# AIM:
Gather, from the data below, each line in which the word "matplotlib" occurs.
▼▼▼
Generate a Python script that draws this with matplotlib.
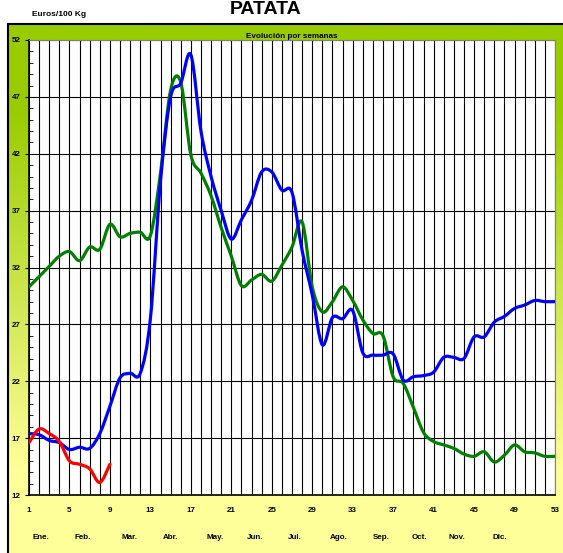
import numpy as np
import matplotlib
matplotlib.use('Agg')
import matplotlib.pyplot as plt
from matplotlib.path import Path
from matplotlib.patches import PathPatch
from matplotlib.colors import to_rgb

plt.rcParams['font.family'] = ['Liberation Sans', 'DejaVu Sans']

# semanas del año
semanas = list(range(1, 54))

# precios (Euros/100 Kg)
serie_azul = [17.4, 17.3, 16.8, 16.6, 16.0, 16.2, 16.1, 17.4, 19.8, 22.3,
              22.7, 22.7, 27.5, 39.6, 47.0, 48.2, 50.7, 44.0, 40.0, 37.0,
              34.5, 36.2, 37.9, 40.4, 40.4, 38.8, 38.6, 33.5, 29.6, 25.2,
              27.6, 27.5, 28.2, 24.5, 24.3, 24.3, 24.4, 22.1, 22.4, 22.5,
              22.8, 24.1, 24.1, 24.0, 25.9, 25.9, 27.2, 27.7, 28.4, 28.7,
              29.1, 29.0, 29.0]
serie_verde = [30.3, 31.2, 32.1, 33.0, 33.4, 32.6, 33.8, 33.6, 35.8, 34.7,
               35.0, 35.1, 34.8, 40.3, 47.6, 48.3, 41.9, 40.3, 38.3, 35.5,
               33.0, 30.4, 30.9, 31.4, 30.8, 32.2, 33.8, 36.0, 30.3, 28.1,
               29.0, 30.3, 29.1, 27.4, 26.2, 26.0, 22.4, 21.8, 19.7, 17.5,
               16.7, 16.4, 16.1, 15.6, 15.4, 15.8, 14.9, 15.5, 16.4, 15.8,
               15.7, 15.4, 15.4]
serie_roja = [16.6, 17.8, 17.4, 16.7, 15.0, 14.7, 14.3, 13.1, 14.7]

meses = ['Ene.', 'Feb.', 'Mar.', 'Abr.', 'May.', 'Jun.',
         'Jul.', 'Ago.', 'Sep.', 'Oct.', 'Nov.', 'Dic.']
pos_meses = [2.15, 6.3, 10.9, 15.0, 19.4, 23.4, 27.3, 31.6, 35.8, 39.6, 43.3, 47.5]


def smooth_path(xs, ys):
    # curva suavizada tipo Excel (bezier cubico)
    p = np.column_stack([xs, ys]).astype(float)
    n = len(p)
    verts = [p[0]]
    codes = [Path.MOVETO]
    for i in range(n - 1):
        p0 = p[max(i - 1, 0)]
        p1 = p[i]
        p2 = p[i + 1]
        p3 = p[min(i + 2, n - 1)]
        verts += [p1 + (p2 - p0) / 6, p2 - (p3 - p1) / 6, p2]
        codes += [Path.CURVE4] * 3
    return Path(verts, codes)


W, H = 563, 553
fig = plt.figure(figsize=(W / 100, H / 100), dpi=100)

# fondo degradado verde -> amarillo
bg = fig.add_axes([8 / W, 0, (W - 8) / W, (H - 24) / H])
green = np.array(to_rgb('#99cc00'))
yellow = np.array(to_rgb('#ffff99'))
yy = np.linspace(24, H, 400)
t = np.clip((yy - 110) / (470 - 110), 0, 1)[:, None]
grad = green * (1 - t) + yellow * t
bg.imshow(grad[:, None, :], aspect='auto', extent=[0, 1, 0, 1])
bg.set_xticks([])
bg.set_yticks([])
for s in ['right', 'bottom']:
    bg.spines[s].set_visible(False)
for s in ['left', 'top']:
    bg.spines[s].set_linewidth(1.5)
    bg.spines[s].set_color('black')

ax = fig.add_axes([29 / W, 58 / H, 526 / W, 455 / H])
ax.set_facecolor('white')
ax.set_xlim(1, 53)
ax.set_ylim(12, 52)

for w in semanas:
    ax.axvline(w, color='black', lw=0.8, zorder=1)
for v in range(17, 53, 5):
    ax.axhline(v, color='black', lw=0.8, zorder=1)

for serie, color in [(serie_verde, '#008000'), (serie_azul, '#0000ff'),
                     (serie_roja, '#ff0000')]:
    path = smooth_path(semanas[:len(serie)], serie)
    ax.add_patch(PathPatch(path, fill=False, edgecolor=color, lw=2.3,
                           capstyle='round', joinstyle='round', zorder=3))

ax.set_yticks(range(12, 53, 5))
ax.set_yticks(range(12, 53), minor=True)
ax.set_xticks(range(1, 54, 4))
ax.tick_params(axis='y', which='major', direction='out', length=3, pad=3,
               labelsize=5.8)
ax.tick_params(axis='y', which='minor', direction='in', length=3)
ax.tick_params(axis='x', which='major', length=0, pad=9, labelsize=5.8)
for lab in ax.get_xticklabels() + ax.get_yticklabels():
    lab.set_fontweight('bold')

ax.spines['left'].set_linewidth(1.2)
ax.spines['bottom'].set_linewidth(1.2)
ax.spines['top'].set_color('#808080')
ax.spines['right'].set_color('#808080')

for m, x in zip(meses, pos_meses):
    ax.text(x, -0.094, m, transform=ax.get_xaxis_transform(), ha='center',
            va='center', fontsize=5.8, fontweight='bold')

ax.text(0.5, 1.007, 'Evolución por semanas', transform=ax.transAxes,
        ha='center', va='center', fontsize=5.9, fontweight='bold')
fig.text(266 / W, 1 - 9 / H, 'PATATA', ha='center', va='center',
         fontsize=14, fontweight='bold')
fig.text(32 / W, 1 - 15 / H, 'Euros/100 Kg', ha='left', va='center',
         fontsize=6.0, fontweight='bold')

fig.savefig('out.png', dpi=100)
▲▲▲
# EXERCISE RESULT:
Generate a Python script that draws this with matplotlib.
import matplotlib
matplotlib.use('Agg')
import matplotlib.pyplot as plt
from matplotlib.path import Path
from matplotlib.patches import PathPatch
from matplotlib.colors import to_rgb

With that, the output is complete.